Oliver in 2015: 'Get rid of' county recycling centers
Recycling has a history in Citrus County and in Florida.
In the late 1980s and 1990s, the state placed a recycling target of 30% and provided grants to the county for curbside recycling pick. The county provided that grant-funded service to unincorporated Inverness, Crystal River, Beverly Hills and Riverhaven.
The grant program ended and that led to the county opening community recycling centers in the early 2000s. Clusters of recycling bins were scattered throughout the county by arrangement with community or neighborhood associations.

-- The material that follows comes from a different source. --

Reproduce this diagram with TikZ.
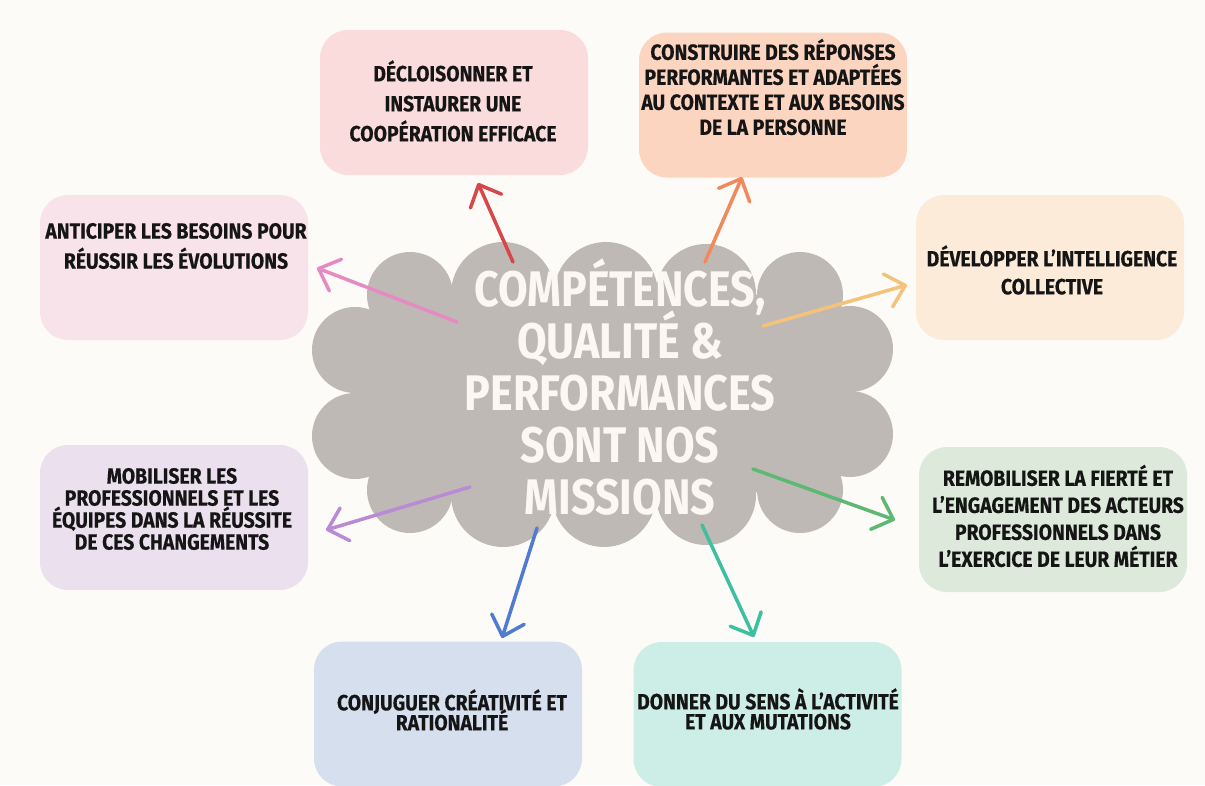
\documentclass[tikz,border=0pt]{standalone}
\usepackage{fontspec}
\newfontfamily\hfont{Fira Sans}[FakeStretch=0.88,FakeBold=0.4]
\newfontfamily\tfont{Fira Sans}[FakeStretch=0.86]
\usetikzlibrary{arrows.meta}
\definecolor{bg}{HTML}{FDFBF8}
\definecolor{cloudc}{HTML}{BFB9B5}
\definecolor{titlec}{HTML}{FBF8F3}
\definecolor{inkc}{HTML}{151515}
\definecolor{cA}{HTML}{FBDCDD}
\definecolor{cB}{HTML}{FCD5C0}
\definecolor{cC}{HTML}{F8E3EA}
\definecolor{cD}{HTML}{FCEBD9}
\definecolor{cE}{HTML}{EBE0EE}
\definecolor{cF}{HTML}{DDE9DA}
\definecolor{cG}{HTML}{D5DFEE}
\definecolor{cH}{HTML}{CDEEE6}
\definecolor{aA}{HTML}{D64848}
\definecolor{aB}{HTML}{F08A5D}
\definecolor{aC}{HTML}{E58BC4}
\definecolor{aD}{HTML}{F5C27A}
\definecolor{aE}{HTML}{B98BD6}
\definecolor{aF}{HTML}{5DB873}
\definecolor{aG}{HTML}{4F7BD0}
\definecolor{aH}{HTML}{3DBFA0}
\tikzset{
  box/.style={rectangle, rounded corners=28pt, minimum width=268pt, minimum height=145pt, inner sep=0pt, draw=none},
  lbl/.style={align=center, text=inkc, inner sep=0pt},
  title/.style={align=center, text=titlec, inner sep=0pt, font=\tfont\bfseries\fontsize{50}{52}\selectfont},
  arr/.style={line width=3.5pt, line cap=round, -{Straight Barb[length=18pt,width=34pt,line cap=round,line join=round]}},
}
\newcommand{\lblfont}[1]{\hfont\bfseries\fontsize{22}{#1}\selectfont}
\begin{document}
\lineskiplimit=-100pt
\begin{tikzpicture}[x=1pt,y=-1pt]
\fill[bg] (0,0) rectangle (1205,785);
\useasboundingbox (0,0) rectangle (1205,785);

% cloud
\begin{scope}[fill=cloudc]
\fill (410,295) -- (503,294) -- (606,294) -- (706,294) -- (800,295) -- (850,349) -- (850,434) -- (800,490) -- (706,495) -- (604,495) -- (503,495) -- (410,490) -- (355,436) -- (355,350) -- cycle;
\fill (410,295) circle[radius=43pt];
\fill (503,294) circle[radius=52pt];
\fill (606,294) circle[radius=52pt];
\fill (706,294) circle[radius=50pt];
\fill (800,295) circle[radius=43pt];
\fill (355,350) circle[radius=43pt];
\fill (355,436) circle[radius=43pt];
\fill (850,349) circle[radius=43pt];
\fill (850,434) circle[radius=43pt];
\fill (410,490) circle[radius=43pt];
\fill (503,495) circle[radius=52pt];
\fill (604,495) circle[radius=52pt];
\fill (706,495) circle[radius=50pt];
\fill (800,490) circle[radius=43pt];
\end{scope}

\node[title] (core) at (620,387) {COMPÉTENCES,\\QUALITÉ \&\\PERFORMANCES\\SONT NOS\\MISSIONS};

% boxes
\node[box, fill=cA] (b1) at (454,102.5) {};
\node[box, fill=cB] (b2) at (773,105) {};
\node[box, fill=cC] (b3) at (174,267.5) {};
\node[box, fill=cD] (b4) at (1050,267.5) {};
\node[box, fill=cE] (b5) at (174,517.5) {};
\node[box, fill=cF] (b6) at (1053,519.5) {};
\node[box, fill=cG] (b7) at (448,714) {};
\node[box, fill=cH] (b8) at (767.5,714.5) {};

% labels
\node[lbl, font=\lblfont{30}] (t1) at (453,101) {DÉCLOISONNER ET\\INSTAURER UNE\\COOPÉRATION EFFICACE};
\node[lbl, font=\lblfont{25}] (t2) at (773,87) {CONSTRUIRE DES RÉPONSES\\PERFORMANTES ET ADAPTÉES\\AU CONTEXTE ET AUX BESOINS\\DE LA PERSONNE};
\node[lbl, font=\lblfont{30}] (t3) at (176,246) {ANTICIPER LES BESOINS POUR\\RÉUSSIR LES ÉVOLUTIONS};
\node[lbl, font=\lblfont{28}] (t4) at (1052,270) {DÉVELOPPER L’INTELLIGENCE\\COLLECTIVE};
\node[lbl, font=\lblfont{22}] (t5) at (172,509) {MOBILISER LES\\PROFESSIONNELS ET LES\\ÉQUIPES DANS LA RÉUSSITE\\DE CES CHANGEMENTS};
\node[lbl, font=\lblfont{27}] (t6) at (1058,516) {REMOBILISER LA FIERTÉ ET\\L’ENGAGEMENT DES ACTEURS\\PROFESSIONNELS DANS\\L’EXERCICE DE LEUR MÉTIER};
\node[lbl, font=\lblfont{20}] (t7) at (452,710) {CONJUGUER CRÉATIVITÉ ET\\RATIONALITÉ};
\node[lbl, font=\lblfont{20}] (t8) at (768,709) {DONNER DU SENS À L’ACTIVITÉ\\ET AUX MUTATIONS};

% arrow ends
\coordinate (s1) at (513,262); \coordinate (e1) at (478,183);
\coordinate (s2) at (705,262); \coordinate (e2) at (742,177);
\coordinate (s3) at (457,322); \coordinate (e3) at (317,268);
\coordinate (s4) at (763,326); \coordinate (e4) at (907,285);
\coordinate (s5) at (470,487); \coordinate (e5) at (326,530);
\coordinate (s6) at (753,469); \coordinate (e6) at (895,520);
\coordinate (s7) at (537,528); \coordinate (e7) at (502,638);
\coordinate (s8) at (702,525); \coordinate (e8) at (754,637);

\draw[arr, aA] (s1) -- (e1);
\draw[arr, aB] (s2) -- (e2);
\draw[arr, aC] (s3) -- (e3);
\draw[arr, aD] (s4) -- (e4);
\draw[arr, aE] (s5) -- (e5);
\draw[arr, aF] (s6) -- (e6);
\draw[arr, aG] (s7) -- (e7);
\draw[arr, aH] (s8) -- (e8);
\end{tikzpicture}
\end{document}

Selling recyclables was a money maker for the contract company hauling the recycling material, and community organizations that shared in the profits.
By around 2015, though, those profits began to dwindle and then disappear altogether due to import tariffs in China, the world’s largest user of recycled materials.
And with that, the county began shuttering the community recycling centers. Partially for cost reasons, but more because officials said the recycling bins were becoming cluttered with garbage and junk, which “contaminates” the recycling materials.
County Administrator Randy Oliver estimated about half the materials collected in the bins cannot be recycled.
“I’d like to get rid of those convenience centers,” he said in 2015.